SPOILER WARNING: The following article contains minor spoilers for Batman v Superman: Dawn of Justice. If you haven’t seen the film yet, and don’t wish for any of the elements to be ruined, please click away to another one of our wonderful articles.

There are many differences between Christian Bale and Ben Affleck’s versions of Batman – from their personal histories to their costumes – but perhaps the most significant change is the fact that the Batman v Superman: Dawn of Justice version of the Caped Crusader seemingly has no problem taking lives. Over the course of the Zack Snyder film, the costumed vigilante is seen both running criminals over with his car and shooting them with various weapons. Not only is this a big change from Christopher Nolan’s movies, but also years and years of DC Comics – so why was the change made? According to producer Charles Roven, it’s a result of Bruce Wayne having been Batman for just a bit too long.



I had the wonderful opportunity to sit down one-on-one with Roven at the junket for Batman v Superman: Dawn of Justice earlier this month, and while we touched on many subjects in our conversation, one particular element I was curious about the decision to have Ben Affleck’s version of the Dark Knight willingly take lives. The filmmaker explained that Batman’s willingness to take lives is a result of the amount of pain, loss and exhaustion he’s experienced during his time protecting the streets of Gotham. Said Roven,
I think that it just came about that this particular Batman, he’s been jaded by the process. There’s a really amazing line in the movie, ‘20 years in Gotham, how many good guys are left? How many stayed that way?’ And let’s face it, he’s a very damaged guy... We see Robin is not around. The character has evolved, and he’s definitely a more brutal guy, and we wanted him to be right on that edge, right on that razor. And he has to be on the razor’s edge, or why would he get Superman’s attention?

This explanation does leave the door open for the idea that Batman in his younger years actually didn’t kill his enemies. It’s entirely possible that it wasn’t until The Joker killed Robin (who may or may not be Jason Todd) that Bruce Wayne totally snapped and decided that he was better off putting his enemies in the ground instead of Blackgate Penitentiary/Arkham Asylum.

Charles Roven went on to explain that Batman killing people will present a challenge to the audience in terms of whether or not we should actually like him – though he believes that’s part of what makes him such an interesting protagonist. Said the producer,
So we felt that that was good, and also we felt that he’s a guy that you still would understand, because you admire him, but you also feel bad for him. He’s a compelling character. You want to spend time with him. You may not want him as your best friend.

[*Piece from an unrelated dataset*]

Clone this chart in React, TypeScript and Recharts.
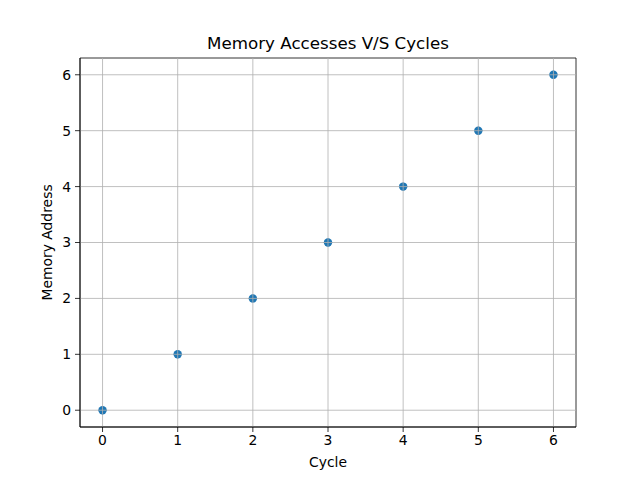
import { ScatterChart, Scatter, XAxis, YAxis, ReferenceLine, ReferenceArea } from "recharts";

const cycles = [0, 1, 2, 3, 4, 5, 6];
const addresses = [0, 1, 2, 3, 4, 5, 6];
const xTicks = [0, 1, 2, 3, 4, 5, 6];
const yTicks = [0, 1, 2, 3, 4, 5, 6];

const points = cycles.map((c, i) => ({ cycle: c, address: addresses[i] }));

const font = "DejaVu Sans, sans-serif";
const tickStyle = { fontSize: 13.9, fill: "#000", fontFamily: font };

// grid is drawn above the markers in the original, so redraw it across each dot
const Dot = (props: any) => {
  const { cx, cy } = props;
  const r = 4.2;
  return (
    <g>
      <circle cx={cx} cy={cy} r={r} fill="#1f77b4" />
      <line x1={cx - r} x2={cx + r} y1={cy} y2={cy} stroke="#b0b0b0" strokeWidth={0.8} />
      <line x1={cx} x2={cx} y1={cy - r} y2={cy + r} stroke="#b0b0b0" strokeWidth={0.8} />
    </g>
  );
};

export default function App() {
  return (
    <div style={{ position: "absolute", left: 0, top: 0, width: 640, height: 480, background: "#fff" }}>
      <div
        style={{
          position: "absolute",
          top: 33,
          left: 80,
          width: 496,
          textAlign: "center",
          fontFamily: font,
          fontSize: 16.7,
          color: "#000",
        }}
      >
        Memory Accesses V/S Cycles
      </div>
      <ScatterChart width={640} height={480} margin={{ top: 58, right: 64, left: 30, bottom: 23 }}>
        <XAxis
          type="number"
          dataKey="cycle"
          domain={[-0.3, 6.3]}
          ticks={xTicks}
          allowDataOverflow
          tick={tickStyle}
          tickLine={{ stroke: "#000", strokeWidth: 0.8 }}
          axisLine={{ stroke: "#000", strokeWidth: 0.8 }}
          tickSize={5}
          tickMargin={3}
          height={30}
          label={{ value: "Cycle", position: "insideBottom", offset: -10, style: { fontSize: 13.9, fill: "#000", fontFamily: font } }}
        />
        <YAxis
          type="number"
          dataKey="address"
          domain={[-0.3, 6.3]}
          ticks={yTicks}
          allowDataOverflow
          tick={tickStyle}
          tickLine={{ stroke: "#000", strokeWidth: 0.8 }}
          axisLine={{ stroke: "#000", strokeWidth: 0.8 }}
          tickSize={5}
          tickMargin={4}
          width={50}
          label={{ value: "Memory Address", angle: -90, position: "insideLeft", offset: 17, style: { fontSize: 13.9, fill: "#000", fontFamily: font, textAnchor: "middle" } }}
        />
        {xTicks.map((t) => (
          <ReferenceLine key={"x" + t} x={t} stroke="#b0b0b0" strokeWidth={0.8} />
        ))}
        {yTicks.map((t) => (
          <ReferenceLine key={"y" + t} y={t} stroke="#b0b0b0" strokeWidth={0.8} />
        ))}
        <Scatter data={points} shape={<Dot />} isAnimationActive={false} />
        <ReferenceArea x1={-0.3} x2={6.3} y1={-0.3} y2={6.3} fill="none" stroke="#000" strokeWidth={0.8} ifOverflow="visible" />
      </ScatterChart>
    </div>
  );
}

In the Dark Knight’s 77 years of existence, there is precedent of the character killing his enemies, but it does pose an interesting question for the DC Cinematic Universe going forward: if this version of Batman is willing to terminate his enemies, why is The Joker still alive? Or any members of the Suicide Squad for that matter? It’s a question that we may very well get an answer to later this summer.